Per molti, il fatto che non ci sia più Haixia Capital dietro la trattativa, è un vero e proprio fallimento nonché grande motivo di preoccupazione. Ma in realtà, considerata l’attuale situazione politica cinese, anche se un personaggio dalla reputazione controversa come Yonghong Li dovesse realmente riuscire a consegnare da solo la somma restante per il closing, tra quelli che potevano accadere al Milan di Berlusconi sarebbe veramente uno dei mali minori.

I tifosi del Milan potrebbero lecitamente ‘preoccuparsi’ se il Milan finisse nelle mani di uno poco conosciuto come Yonghong Li. Ma, al contrario di quello che si potrebbe pensare, avrebbero dovuto «veramente preoccuparsi» solamente nel caso in cui la transazione tra Sdic (con Haixia e Huarong) e Fininvest avesse avuto esito positivo. Perché Sdic avrebbe messo il futuro del Milan in cassaforte solo apparentemente.

Questo perché, attualmente, quando si parla di affari con il governo cinese, si dovrebbe tenere anche in conto con quale dei ‘due governi’ cinesi si sta trattando e di quali sono i reali interlocutori cinesi. Da qualche anno, è infatti in atto in Cina, da parte del presidente Xi Jinping, una dura guerra anti-corruzione che si combatte nell’ambito di una feroce lotta tra fazioni opposte all’interno del Partito Comunista Cinese stesso.

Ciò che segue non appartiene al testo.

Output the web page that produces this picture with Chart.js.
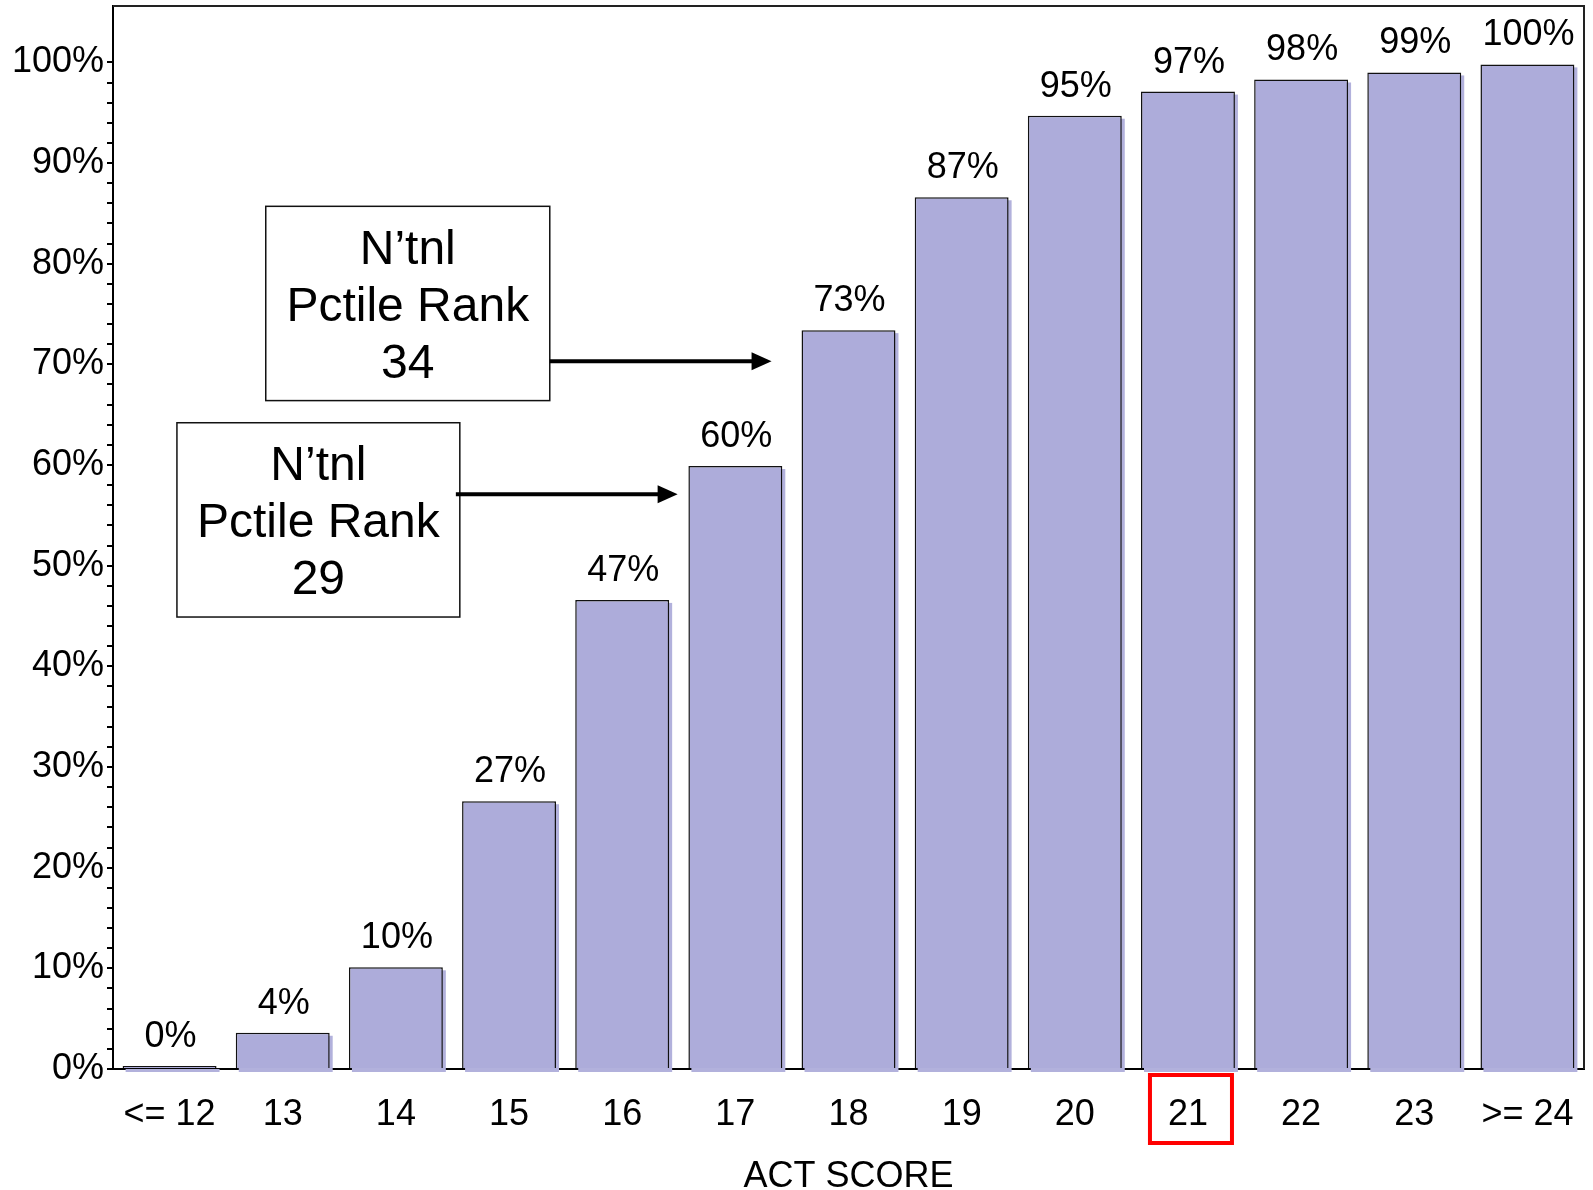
<!DOCTYPE html>
<html>
<head>
<meta charset="utf-8">
<title>ACT Score Percentile</title>
<script src="https://cdn.jsdelivr.net/npm/chart.js@4.4.1/dist/chart.umd.min.js"></script>
<style>
    html, body { margin: 0; padding: 0; background: #fff; }
    #wrap { width: 1593px; height: 1190px; position: relative; }
</style>
</head>
<body>
<div id="wrap"><canvas id="actChart"></canvas></div>
<script>
// Data
const scoreLabels = ['<= 12', '13', '14', '15', '16', '17', '18', '19', '20', '21', '22', '23', '>= 24'];
const cumulativePct = [0.3, 3.6, 10.1, 26.6, 46.6, 59.9, 73.4, 86.6, 94.7, 97.1, 98.3, 99.0, 99.8];
const yTickValues = [0, 10, 20, 30, 40, 50, 60, 70, 80, 90, 100];
const highlightIndex = 9; // score 21

// Callout boxes (category index / percent units)
const callouts = [
    { lines: ['N\u2019tnl', 'Pctile Rank', '34'], x0: 0.85, x1: 3.36, y0: 85.7, y1: 66.4, arrowFrom: 3.36, arrowTo: 5.32, arrowY: 70.3 },
    { lines: ['N\u2019tnl', 'Pctile Rank', '29'], x0: 0.065, x1: 2.565, y0: 64.2, y1: 44.9, arrowFrom: 2.53, arrowTo: 4.49, arrowY: 57.1 }
];

const FONT = '"Liberation Sans", Arial, sans-serif';
const barColor = '#adacda';

// Shadow under each bar, value labels above
const barDecor = {
    id: 'barDecor',
    beforeDatasetsDraw(chart) {
        const ctx = chart.ctx;
        const meta = chart.getDatasetMeta(0);
        ctx.save();
        ctx.fillStyle = '#b2b1dc';
        meta.data.forEach(bar => {
            const w = bar.width;
            ctx.fillRect(bar.x - w / 2 + 3, bar.y + 3, w, bar.base - bar.y + 1);
        });
        ctx.restore();
    },
    afterDatasetsDraw(chart) {
        const ctx = chart.ctx;
        const meta = chart.getDatasetMeta(0);
        ctx.save();
        ctx.fillStyle = '#000';
        ctx.font = '36px ' + FONT;
        ctx.textAlign = 'center';
        ctx.textBaseline = 'alphabetic';
        meta.data.forEach((bar, i) => {
            ctx.fillText(Math.round(cumulativePct[i]) + '%', bar.x + 1, bar.y - 19);
        });
        ctx.restore();
    }
};

// Frame, callouts, highlight box
const extras = {
    id: 'extras',
    afterDraw(chart) {
        const ctx = chart.ctx;
        const area = chart.chartArea;
        const xs = chart.scales.x;
        const ys = chart.scales.y;
        ctx.save();

        // top + right frame
        ctx.strokeStyle = '#222';
        ctx.lineWidth = 2;
        ctx.beginPath();
        ctx.moveTo(area.left, area.top);
        ctx.lineTo(area.right, area.top);
        ctx.lineTo(area.right, area.bottom);
        ctx.stroke();

        // callouts
        callouts.forEach(c => {
            const left = xs.getPixelForValue(c.x0);
            const right = xs.getPixelForValue(c.x1);
            const top = ys.getPixelForValue(c.y0);
            const bottom = ys.getPixelForValue(c.y1);
            ctx.fillStyle = '#fff';
            ctx.fillRect(left, top, right - left, bottom - top);
            ctx.strokeStyle = '#111';
            ctx.lineWidth = 1.5;
            ctx.strokeRect(left, top, right - left, bottom - top);

            ctx.fillStyle = '#000';
            ctx.font = '48px ' + FONT;
            ctx.textAlign = 'center';
            ctx.textBaseline = 'middle';
            const cx = (left + right) / 2;
            const cy = (top + bottom) / 2 + 4;
            c.lines.forEach((t, i) => ctx.fillText(t, cx, cy + (i - 1) * 57));

            // arrow
            const ax0 = xs.getPixelForValue(c.arrowFrom);
            const ax1 = xs.getPixelForValue(c.arrowTo);
            const ay = ys.getPixelForValue(c.arrowY);
            ctx.strokeStyle = '#000';
            ctx.lineWidth = 4;
            ctx.beginPath();
            ctx.moveTo(ax0, ay);
            ctx.lineTo(ax1 - 14, ay);
            ctx.stroke();
            ctx.beginPath();
            ctx.moveTo(ax1, ay);
            ctx.lineTo(ax1 - 20, ay - 9);
            ctx.lineTo(ax1 - 20, ay + 9);
            ctx.closePath();
            ctx.fill();
        });

        // red box around highlighted score
        const hx = xs.getPixelForValue(highlightIndex) + 3;
        ctx.strokeStyle = '#ff0000';
        ctx.lineWidth = 4;
        ctx.strokeRect(hx - 41, area.bottom + 6, 82, 68);

        ctx.restore();
    }
};

const ctx = document.getElementById('actChart').getContext('2d');
const actChart = new Chart(ctx, {
    type: 'bar',
    data: {
        labels: scoreLabels,
        datasets: [{
            data: cumulativePct,
            backgroundColor: barColor,
            borderColor: '#111',
            borderWidth: 1.5,
            barPercentage: 0.83,
            categoryPercentage: 1
        }]
    },
    options: {
        responsive: true,
        maintainAspectRatio: false,
        animation: false,
        layout: { padding: { top: 6, right: 9, left: 0, bottom: 0 } },
        plugins: {
            legend: { display: false },
            tooltip: { enabled: false }
        },
        scales: {
            x: {
                grid: { display: false, drawTicks: false },
                border: { display: true, color: '#000', width: 2 },
                ticks: {
                    color: '#000',
                    font: { family: FONT, size: 36 },
                    padding: 24,
                    maxRotation: 0,
                    autoSkip: false
                },
                title: {
                    display: true,
                    text: 'ACT SCORE',
                    color: '#000',
                    font: { family: FONT, size: 36 },
                    padding: { top: 10, bottom: -9 }
                },
                afterFit(scale) {
                    scale.height = 121;
                    scale.paddingLeft = 0;
                    scale.paddingRight = 0;
                }
            },
            y: {
                min: 0,
                max: 105.6,
                grid: { drawOnChartArea: false, drawTicks: true, tickLength: 6, color: '#000', lineWidth: 2 },
                border: { display: true, color: '#000', width: 2 },
                afterBuildTicks(scale) {
                    const t = [];
                    for (let v = 0; v <= 100; v += 2) t.push({ value: v });
                    scale.ticks = t;
                },
                ticks: {
                    color: '#000',
                    font: { family: FONT, size: 36 },
                    padding: 3,
                    autoSkip: false,
                    callback: v => (yTickValues.includes(v) ? v + '%' : '')
                },
                afterFit(scale) {
                    scale.width = 113;
                    scale.paddingTop = 0;
                    scale.paddingBottom = 0;
                }
            }
        }
    },
    plugins: [barDecor, extras]
});
</script>
</body>
</html>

In questo conflitto di potere, Xi Jinping sta declassando tutti i funzionari corrotti appartenenti alla fazione degenerata dell’ex leader del regime Jiang Zemin, sotto il cui mandato, nel 1995, è nata proprio la Sdic; e sotto il cui mandato, nel 1999, è stata lanciata una crudele persecuzione, su vasta scala (100 milioni di persone in tutta la Cina), nei confronti della disciplina spirituale Falun Gong.

Jiang Zemin è già stato denunciato per questo sia in Cina che in altri Paesi per crimini contro l’umanità. Gli apparati ed ospedali militari cinesi citati nella nota indagine dell’avvocato canadese David Matas, accusati dell’orrendo crimine di prelievo forzato di organi (ai danni dei prigionieri di coscienza e a benefico del mercato nero dei trapianti) sono di fatto ancora gestiti dalle mani insanguinate e dalla fazione oscura dell’ex leader del regime Jiang Zemin. Il Parlamento Europeo e altri Paesi tra cui l’Italia, si sono mossi da tempo in tal senso emanando leggi nei loro Paesi per cercare di porre fine a questa atrocità.

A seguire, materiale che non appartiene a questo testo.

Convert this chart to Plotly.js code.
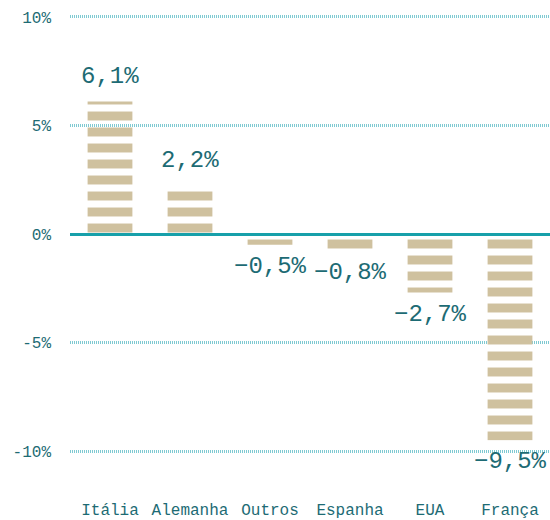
<!DOCTYPE html>
<html>
<head>
<meta charset="utf-8">
<script src="https://cdn.plot.ly/plotly-3.0.1.min.js"></script>
<style>html,body{margin:0;padding:0;background:#fff;}#chart{width:550px;height:520px;}</style>
</head>
<body>
<div id="chart"></div>
<script>
var categories = ['Itália', 'Alemanha', 'Outros', 'Espanha', 'EUA', 'França'];
var values = [6.1, 2.2, -0.5, -0.8, -2.7, -9.5];
var yTickVals = [10, 5, 0, -5, -10];
var yTickText = ['10%', '5%', '0%', '-5%', '-10%'];

var textColor = '#1d6b74';
var barColor = '#cfc19f';
var fontFam = '"Liberation Mono", "DejaVu Sans Mono", monospace';

function fmt(v) {
  return (v < 0 ? '\u2212' : '') + Math.abs(v).toFixed(1).replace('.', ',') + '%';
}

var trace = {
  type: 'bar',
  x: categories,
  y: values,
  marker: {
    color: barColor,
    line: {width: 0},
    pattern: {shape: '-', fgcolor: barColor, bgcolor: 'rgba(0,0,0,0)', size: 16, solidity: 0.56, fillmode: 'replace', fgopacity: 1}
  },
  hoverinfo: 'none'
};

var annotations = categories.map(function (c, i) {
  var v = values[i];
  return {
    x: c, y: v, xref: 'x', yref: 'y',
    text: fmt(v), showarrow: false,
    yanchor: v >= 0 ? 'bottom' : 'top',
    yshift: v >= 0 ? 10 : -6,
    font: {family: fontFam, size: 24, color: textColor}
  };
});

var layout = {
  width: 550, height: 520,
  margin: {l: 70, r: 0, t: 12, b: 30},
  paper_bgcolor: '#fff', plot_bgcolor: '#fff',
  showlegend: false,
  bargap: 0.44,
  xaxis: {
    showgrid: false, zeroline: false, showline: false, ticks: '',
    tickfont: {family: fontFam, size: 16, color: textColor},
    ticklabelstandoff: 8
  },
  yaxis: {
    range: [-11.797, 10.230],
    tickvals: yTickVals, ticktext: yTickText,
    showgrid: true, gridcolor: '#7fcad2', gridwidth: 3, griddash: '1px,1px',
    zeroline: true, zerolinecolor: '#17a0aa', zerolinewidth: 3,
    showline: false, ticks: '',
    ticklabelstandoff: 18,
    tickfont: {family: fontFam, size: 16, color: textColor}
  },
  annotations: annotations
};

Plotly.newPlot('chart', [trace], layout, {displayModeBar: false, staticPlot: true});
</script>
</body>
</html>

Tornando agli ‘affari’, nel 2014 il presidente della Sdic Yu Jianping è stato indagato per sospetti trasferimenti in tangenti alle autorità di regolamentazione dell’energia.
C’è quindi un tentativo da parte di Xi Jinping di combattere la corruzione all’interno del Partito con vere e proprie ‘purghe’ nei confronti dei funzionari ‘ex-tigri’ del regime nonché ex guardaspalle di Jiang Zemin. Proprio per questi suoi sforzi, Xi è stato anche oggetto di più tentativi di colpo di Stato falliti, operati dalla fazione di Jiang.

Liu Tienan, in passato uno dei massimi funzionari economici della Cina, era una di queste ex-tigri di governo: ha lavorato per una filiale di Sdic, ed è stato destituito e condannato all’ergastolo a dicembre del 2014 per corruzione.
In qualità di direttore dell’Amministrazione Nazionale dell’energia, Liu Tienan aveva aiutato il gruppo di Jiang ad accumulare enormi ricchezze tramite il controllo dei prezzi petroliferi. A sua volta, Liu Tienan, aveva stretti rapporti con Zeng Qinghong, ex potente burocrate del Partito ed ex spalla di Jiang Zemin.

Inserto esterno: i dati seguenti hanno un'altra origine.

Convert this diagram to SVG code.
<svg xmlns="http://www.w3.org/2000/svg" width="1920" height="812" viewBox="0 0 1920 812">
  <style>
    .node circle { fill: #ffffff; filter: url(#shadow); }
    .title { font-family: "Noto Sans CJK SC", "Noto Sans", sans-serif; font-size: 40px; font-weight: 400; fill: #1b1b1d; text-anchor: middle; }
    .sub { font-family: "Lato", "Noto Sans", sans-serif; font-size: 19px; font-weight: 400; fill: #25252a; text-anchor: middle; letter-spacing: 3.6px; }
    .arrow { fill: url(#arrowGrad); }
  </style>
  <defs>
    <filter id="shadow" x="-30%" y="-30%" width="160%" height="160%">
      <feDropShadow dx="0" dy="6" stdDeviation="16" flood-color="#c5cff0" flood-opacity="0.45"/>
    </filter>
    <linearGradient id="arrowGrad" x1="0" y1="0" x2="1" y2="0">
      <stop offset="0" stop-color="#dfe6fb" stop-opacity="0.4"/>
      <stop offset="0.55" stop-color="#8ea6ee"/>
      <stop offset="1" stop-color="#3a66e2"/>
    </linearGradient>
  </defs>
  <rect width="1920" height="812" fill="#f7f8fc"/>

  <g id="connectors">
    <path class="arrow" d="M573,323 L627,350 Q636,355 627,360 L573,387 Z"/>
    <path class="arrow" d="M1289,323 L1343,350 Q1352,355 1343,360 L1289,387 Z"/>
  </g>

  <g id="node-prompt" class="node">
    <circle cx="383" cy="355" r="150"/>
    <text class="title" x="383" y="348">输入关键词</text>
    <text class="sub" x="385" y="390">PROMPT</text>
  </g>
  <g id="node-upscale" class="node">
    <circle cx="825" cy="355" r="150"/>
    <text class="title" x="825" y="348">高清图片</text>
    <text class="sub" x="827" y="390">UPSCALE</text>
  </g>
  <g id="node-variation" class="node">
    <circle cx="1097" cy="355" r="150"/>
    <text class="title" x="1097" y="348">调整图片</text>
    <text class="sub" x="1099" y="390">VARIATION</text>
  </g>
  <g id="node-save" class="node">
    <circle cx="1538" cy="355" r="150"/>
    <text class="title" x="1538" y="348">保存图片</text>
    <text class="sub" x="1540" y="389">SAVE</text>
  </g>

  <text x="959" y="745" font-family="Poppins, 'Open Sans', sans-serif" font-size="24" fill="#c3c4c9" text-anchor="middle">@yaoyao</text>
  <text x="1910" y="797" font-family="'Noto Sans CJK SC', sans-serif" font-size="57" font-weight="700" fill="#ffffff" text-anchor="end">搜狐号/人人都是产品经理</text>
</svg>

Anche se molti di questi funzionari corrotti  ̶  posizionati in punti strategici della piramide di potere del regime proprio dall’ex leader Jiang Zemin  ̶  hanno già smesso di operare, la guerra alla corruzione di Xi Jinping è ancora in corso, proprio perché Jiang Zemin sta ancora controllando diverse importanti istituzioni governative da dietro le quinte.

Alla luce di questa a dir poco complicata situazione, fare affari nella Cina odierna è dunque ancora altamente rischioso. Proprio per via dell’esistenza di questa crepa nel Partito, e soprattutto perché una delle due fazioni, quella di Jiang, appare destinata a cadere in disgrazia. Se il Milan, o qualsiasi altra società dovesse cominciare a essere gestita dal denaro sporco di una di queste ‘tigri di Jiang’, è ragionevole immaginare che il futuro della società non si prospetterebbe affatto roseo.

Questo non sembra essere il caso di Yonghong Li, che risulta un normale investitore privato. Ma il rischio di incappare in uno di questi personaggi corrotti diventerebbe molto più alto, se nella trattativa partecipasse direttamente il regime cinese con Sdic, Haixia Capital e Huarong.